On the other side, AMD’s MI450 series challenges market dominance through its open ROCm software ecosystem and strong customization capabilities. The MI450 offers up to 432GB of HBM4 memory, significantly improving training efficiency for models with hundreds of billions of parameters. AMD has secured a major five-year partnership with Meta for customized chips and will supply 50,000 MI450 GPUs to Oracle’s supercluster.
Energy Challenges and the Return of Nuclear Power
The enormous electricity demand of AI data centers has created structural energy challenges. In the United States alone, utility companies have received grid connection requests totaling 700 gigawatts. Electricity prices in some regions have increased tenfold within two years. This situation has pushed technology companies toward “energy sovereignty” strategies, with nuclear power emerging as a core solution due to its ability to provide 24/7 zero-carbon electricity.
Major agreements include Microsoft’s 835 MW deal to restart Three Mile Island Unit 1, Google’s 500 MW commitment with Kairos Power for small modular reactors (SMRs), and Amazon’s multiple projects ranging from 320 to 960 MW with Energy Northwest and X-energy. To address community concerns, the major tech companies signed the “Ratepayer Protection Pledge” with the White House, committing to cover grid upgrade costs themselves and even building private “shadow grids.”

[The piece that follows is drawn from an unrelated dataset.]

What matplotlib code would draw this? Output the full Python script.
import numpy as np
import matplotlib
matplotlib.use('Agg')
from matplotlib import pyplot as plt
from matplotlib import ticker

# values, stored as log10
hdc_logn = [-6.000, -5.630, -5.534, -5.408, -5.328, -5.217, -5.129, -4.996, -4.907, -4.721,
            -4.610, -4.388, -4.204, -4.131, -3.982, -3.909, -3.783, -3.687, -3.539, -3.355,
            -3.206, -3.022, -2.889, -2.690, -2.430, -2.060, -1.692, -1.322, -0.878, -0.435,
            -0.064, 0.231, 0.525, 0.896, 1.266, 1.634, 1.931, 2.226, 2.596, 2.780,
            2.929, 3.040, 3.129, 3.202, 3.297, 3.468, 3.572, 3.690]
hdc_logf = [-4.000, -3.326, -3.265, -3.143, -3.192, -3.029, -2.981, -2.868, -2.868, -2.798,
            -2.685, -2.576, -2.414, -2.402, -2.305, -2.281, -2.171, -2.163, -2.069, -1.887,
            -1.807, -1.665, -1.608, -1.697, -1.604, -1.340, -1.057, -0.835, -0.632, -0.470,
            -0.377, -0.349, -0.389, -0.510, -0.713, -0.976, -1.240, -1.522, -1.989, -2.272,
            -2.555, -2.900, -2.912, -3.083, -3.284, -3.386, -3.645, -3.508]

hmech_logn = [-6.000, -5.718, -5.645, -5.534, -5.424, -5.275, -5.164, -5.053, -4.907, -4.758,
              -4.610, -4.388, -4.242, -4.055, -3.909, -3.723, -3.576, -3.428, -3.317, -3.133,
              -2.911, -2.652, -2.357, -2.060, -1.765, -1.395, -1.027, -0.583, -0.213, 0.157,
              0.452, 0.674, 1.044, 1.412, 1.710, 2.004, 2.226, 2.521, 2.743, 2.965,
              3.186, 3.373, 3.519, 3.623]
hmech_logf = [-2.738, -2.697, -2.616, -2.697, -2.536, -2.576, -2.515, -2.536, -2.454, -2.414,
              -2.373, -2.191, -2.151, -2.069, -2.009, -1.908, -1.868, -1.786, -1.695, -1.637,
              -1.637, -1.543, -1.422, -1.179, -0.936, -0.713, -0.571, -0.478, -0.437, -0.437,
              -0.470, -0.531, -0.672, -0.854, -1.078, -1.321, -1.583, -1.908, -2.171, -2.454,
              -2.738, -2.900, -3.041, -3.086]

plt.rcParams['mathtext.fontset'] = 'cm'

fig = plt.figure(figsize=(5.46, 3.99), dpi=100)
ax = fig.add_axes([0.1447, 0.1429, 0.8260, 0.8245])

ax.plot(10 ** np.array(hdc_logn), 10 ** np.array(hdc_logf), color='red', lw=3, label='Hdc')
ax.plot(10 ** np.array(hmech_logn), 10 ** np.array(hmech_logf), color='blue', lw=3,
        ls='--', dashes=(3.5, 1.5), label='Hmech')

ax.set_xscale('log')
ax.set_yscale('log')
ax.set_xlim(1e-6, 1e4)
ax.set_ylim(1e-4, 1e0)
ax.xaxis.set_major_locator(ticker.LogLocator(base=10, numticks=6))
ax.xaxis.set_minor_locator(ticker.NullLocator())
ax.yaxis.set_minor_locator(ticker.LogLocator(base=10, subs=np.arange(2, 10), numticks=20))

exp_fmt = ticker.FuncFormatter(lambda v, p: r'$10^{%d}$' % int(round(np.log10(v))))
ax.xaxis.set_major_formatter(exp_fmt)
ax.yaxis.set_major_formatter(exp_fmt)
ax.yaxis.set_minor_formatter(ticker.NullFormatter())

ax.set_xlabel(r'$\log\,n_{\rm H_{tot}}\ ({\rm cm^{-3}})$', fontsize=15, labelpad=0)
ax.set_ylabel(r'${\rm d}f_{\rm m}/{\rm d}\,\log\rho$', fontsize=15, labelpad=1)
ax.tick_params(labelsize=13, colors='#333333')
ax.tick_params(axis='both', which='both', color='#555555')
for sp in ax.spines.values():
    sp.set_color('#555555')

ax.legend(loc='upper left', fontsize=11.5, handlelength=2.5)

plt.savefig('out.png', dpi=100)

Cooling technology has also evolved dramatically. Liquid cooling is expected to account for 76% of the server market in 2026. Advanced systems now incorporate thermal intelligence through sensors and APIs that dynamically adjust cooling based on workload. Waste heat recovery initiatives are turning data centers into community energy providers in Europe.
Regional AI Infrastructure Policies
Taiwan has demonstrated strong policy leadership with its “10 Major AI Infrastructure Initiatives,” expected to generate 15 trillion NTD in economic value and create 500,000 high-paying jobs. The technology budget has been increased to 166.5 billion NTD. Focus areas include sovereign AI development through the TAIDE model and talent training for 53,000 digital professionals.

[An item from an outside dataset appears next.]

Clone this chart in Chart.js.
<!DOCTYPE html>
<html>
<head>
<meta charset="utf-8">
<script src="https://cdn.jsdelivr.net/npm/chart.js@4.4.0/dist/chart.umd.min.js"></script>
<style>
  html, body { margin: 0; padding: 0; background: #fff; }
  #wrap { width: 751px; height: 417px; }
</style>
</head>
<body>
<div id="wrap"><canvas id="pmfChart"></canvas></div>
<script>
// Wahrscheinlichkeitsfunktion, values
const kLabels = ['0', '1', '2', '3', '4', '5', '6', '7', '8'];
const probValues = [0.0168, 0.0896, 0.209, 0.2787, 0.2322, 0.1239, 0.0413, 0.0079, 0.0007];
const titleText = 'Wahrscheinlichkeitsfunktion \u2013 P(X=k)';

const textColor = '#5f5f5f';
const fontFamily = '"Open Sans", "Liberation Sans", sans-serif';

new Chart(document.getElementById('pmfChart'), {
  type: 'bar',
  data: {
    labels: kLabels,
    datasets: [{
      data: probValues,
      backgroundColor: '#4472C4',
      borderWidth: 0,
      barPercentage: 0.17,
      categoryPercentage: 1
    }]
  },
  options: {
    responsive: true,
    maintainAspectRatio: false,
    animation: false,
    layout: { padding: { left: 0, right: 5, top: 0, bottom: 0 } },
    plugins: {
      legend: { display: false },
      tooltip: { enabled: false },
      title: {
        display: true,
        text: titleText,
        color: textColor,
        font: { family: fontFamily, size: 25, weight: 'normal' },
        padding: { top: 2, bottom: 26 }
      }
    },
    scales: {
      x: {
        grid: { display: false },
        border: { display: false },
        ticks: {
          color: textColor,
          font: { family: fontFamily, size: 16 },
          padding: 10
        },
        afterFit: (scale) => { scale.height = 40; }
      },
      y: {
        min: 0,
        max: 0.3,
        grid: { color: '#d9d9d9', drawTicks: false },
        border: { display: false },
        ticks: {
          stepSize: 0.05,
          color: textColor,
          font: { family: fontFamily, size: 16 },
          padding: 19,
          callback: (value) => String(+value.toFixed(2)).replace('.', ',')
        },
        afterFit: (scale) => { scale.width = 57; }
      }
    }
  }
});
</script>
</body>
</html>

Japan has quadrupled its semiconductor and AI budget to 1.23 trillion JPY. The Rapidus project received 150 billion JPY for next-generation chip production, while substantial investments support physical AI and Japanese-language foundation models.

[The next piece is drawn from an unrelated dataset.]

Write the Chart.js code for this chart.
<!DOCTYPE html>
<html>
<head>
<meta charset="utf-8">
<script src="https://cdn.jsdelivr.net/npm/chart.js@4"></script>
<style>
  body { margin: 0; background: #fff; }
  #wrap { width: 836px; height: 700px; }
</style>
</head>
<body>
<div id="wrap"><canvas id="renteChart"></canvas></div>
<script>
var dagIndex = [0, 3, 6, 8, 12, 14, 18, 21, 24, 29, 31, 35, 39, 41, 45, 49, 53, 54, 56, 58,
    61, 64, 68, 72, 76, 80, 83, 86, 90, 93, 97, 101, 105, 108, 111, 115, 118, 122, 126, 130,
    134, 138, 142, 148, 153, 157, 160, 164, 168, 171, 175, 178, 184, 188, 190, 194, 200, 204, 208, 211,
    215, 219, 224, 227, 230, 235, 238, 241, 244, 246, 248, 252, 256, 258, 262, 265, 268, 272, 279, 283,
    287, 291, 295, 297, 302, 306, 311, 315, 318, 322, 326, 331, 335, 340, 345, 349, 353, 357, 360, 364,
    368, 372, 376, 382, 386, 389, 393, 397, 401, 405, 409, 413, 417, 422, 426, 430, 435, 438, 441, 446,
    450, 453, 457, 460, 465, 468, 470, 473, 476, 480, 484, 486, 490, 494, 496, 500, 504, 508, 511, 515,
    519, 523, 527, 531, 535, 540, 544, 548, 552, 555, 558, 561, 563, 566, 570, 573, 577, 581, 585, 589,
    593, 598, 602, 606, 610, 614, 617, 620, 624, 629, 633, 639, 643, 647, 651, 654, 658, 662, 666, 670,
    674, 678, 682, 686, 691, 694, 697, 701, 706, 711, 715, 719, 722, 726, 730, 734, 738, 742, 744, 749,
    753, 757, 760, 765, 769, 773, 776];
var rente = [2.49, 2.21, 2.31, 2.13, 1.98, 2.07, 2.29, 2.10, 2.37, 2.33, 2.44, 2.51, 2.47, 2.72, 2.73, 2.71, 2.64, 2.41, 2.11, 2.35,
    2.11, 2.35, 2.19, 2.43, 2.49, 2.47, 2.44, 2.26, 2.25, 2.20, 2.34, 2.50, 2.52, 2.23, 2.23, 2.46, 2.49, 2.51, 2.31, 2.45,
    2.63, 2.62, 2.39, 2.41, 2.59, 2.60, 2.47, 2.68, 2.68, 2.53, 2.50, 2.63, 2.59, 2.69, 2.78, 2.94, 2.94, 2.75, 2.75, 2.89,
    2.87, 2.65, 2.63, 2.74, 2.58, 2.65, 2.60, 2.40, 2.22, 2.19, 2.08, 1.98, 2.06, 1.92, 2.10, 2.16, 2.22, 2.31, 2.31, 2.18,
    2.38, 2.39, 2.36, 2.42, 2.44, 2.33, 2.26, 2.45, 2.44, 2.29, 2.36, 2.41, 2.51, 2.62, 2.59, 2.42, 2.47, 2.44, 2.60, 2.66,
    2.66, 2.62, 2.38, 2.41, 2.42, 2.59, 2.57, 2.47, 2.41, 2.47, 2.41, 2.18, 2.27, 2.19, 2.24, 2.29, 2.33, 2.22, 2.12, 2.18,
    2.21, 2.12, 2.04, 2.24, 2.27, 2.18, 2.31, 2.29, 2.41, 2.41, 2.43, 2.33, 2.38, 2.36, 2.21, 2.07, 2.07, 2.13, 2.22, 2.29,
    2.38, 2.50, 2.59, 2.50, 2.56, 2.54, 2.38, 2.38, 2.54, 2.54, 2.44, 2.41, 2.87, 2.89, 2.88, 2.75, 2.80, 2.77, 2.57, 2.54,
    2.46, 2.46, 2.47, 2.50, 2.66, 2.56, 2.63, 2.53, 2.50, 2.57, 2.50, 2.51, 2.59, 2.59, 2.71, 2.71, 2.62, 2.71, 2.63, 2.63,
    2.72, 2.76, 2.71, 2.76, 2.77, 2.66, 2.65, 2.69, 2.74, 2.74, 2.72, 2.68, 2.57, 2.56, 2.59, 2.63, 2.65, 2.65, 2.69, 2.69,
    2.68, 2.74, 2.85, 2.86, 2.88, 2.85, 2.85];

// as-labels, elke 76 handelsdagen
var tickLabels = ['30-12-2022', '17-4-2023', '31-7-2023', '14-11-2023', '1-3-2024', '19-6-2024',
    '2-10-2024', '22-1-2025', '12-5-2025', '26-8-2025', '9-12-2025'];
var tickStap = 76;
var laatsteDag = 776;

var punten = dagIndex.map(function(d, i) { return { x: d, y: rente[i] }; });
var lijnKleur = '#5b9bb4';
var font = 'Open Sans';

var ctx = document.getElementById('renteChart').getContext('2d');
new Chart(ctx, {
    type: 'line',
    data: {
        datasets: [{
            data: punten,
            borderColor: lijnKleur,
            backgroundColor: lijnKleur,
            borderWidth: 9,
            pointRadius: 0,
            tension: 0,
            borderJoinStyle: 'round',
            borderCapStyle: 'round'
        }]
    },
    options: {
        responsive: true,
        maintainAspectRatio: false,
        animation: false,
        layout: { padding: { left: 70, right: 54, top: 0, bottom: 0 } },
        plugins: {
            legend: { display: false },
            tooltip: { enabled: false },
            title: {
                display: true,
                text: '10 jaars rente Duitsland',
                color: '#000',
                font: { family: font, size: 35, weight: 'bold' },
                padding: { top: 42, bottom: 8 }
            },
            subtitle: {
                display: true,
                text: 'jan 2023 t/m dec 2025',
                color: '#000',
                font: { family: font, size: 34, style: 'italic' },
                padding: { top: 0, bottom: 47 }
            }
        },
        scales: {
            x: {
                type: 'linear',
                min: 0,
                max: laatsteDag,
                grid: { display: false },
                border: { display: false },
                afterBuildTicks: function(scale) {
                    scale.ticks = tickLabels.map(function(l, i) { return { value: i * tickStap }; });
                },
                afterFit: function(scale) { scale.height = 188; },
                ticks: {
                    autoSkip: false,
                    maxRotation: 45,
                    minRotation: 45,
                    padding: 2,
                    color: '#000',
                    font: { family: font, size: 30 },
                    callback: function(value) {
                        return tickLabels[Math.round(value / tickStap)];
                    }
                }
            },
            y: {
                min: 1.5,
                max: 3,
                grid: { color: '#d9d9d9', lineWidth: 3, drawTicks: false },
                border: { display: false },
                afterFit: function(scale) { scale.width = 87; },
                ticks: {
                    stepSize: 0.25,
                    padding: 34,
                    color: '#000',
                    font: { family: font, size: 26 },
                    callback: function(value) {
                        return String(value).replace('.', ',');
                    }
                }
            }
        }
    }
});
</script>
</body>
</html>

Singapore continues to emphasize sustainability with its DC-CFA2 plan allocating 200 MW of new capacity to operators achieving PUE below 1.3 and over 50% green energy usage. The “Champions of AI” program and the upcoming Kampong AI integrated park further strengthen its position.
Market Feedback, Challenges and Future Outlook
User communities highlight both strengths and pain points across major providers. While AWS offers mature ecosystems, talent retention issues have been noted. Azure excels in enterprise integration but faces UI complexity criticism. Google Cloud leads in analytics yet raises billing security concerns. NVIDIA maintains technological superiority but its rapid release cycle creates depreciation pressure.
Key challenges include a severe skills gap (98% of decision-makers cite talent shortage), complexity tax causing deployment delays, and a trend toward cloud repatriation for cost and security reasons.
Looking ahead, inference workloads are expected to surpass training by 2027, driving the growth of edge data centers. Organizations are advised to prioritize energy certainty, adopt liquid cooling from the design phase, diversify hardware suppliers, and invest in automation and talent development.
The 2026 AI data center landscape represents both enormous opportunity and intense competition. Success will depend on balanced capabilities across capital, energy, technology, and human resources.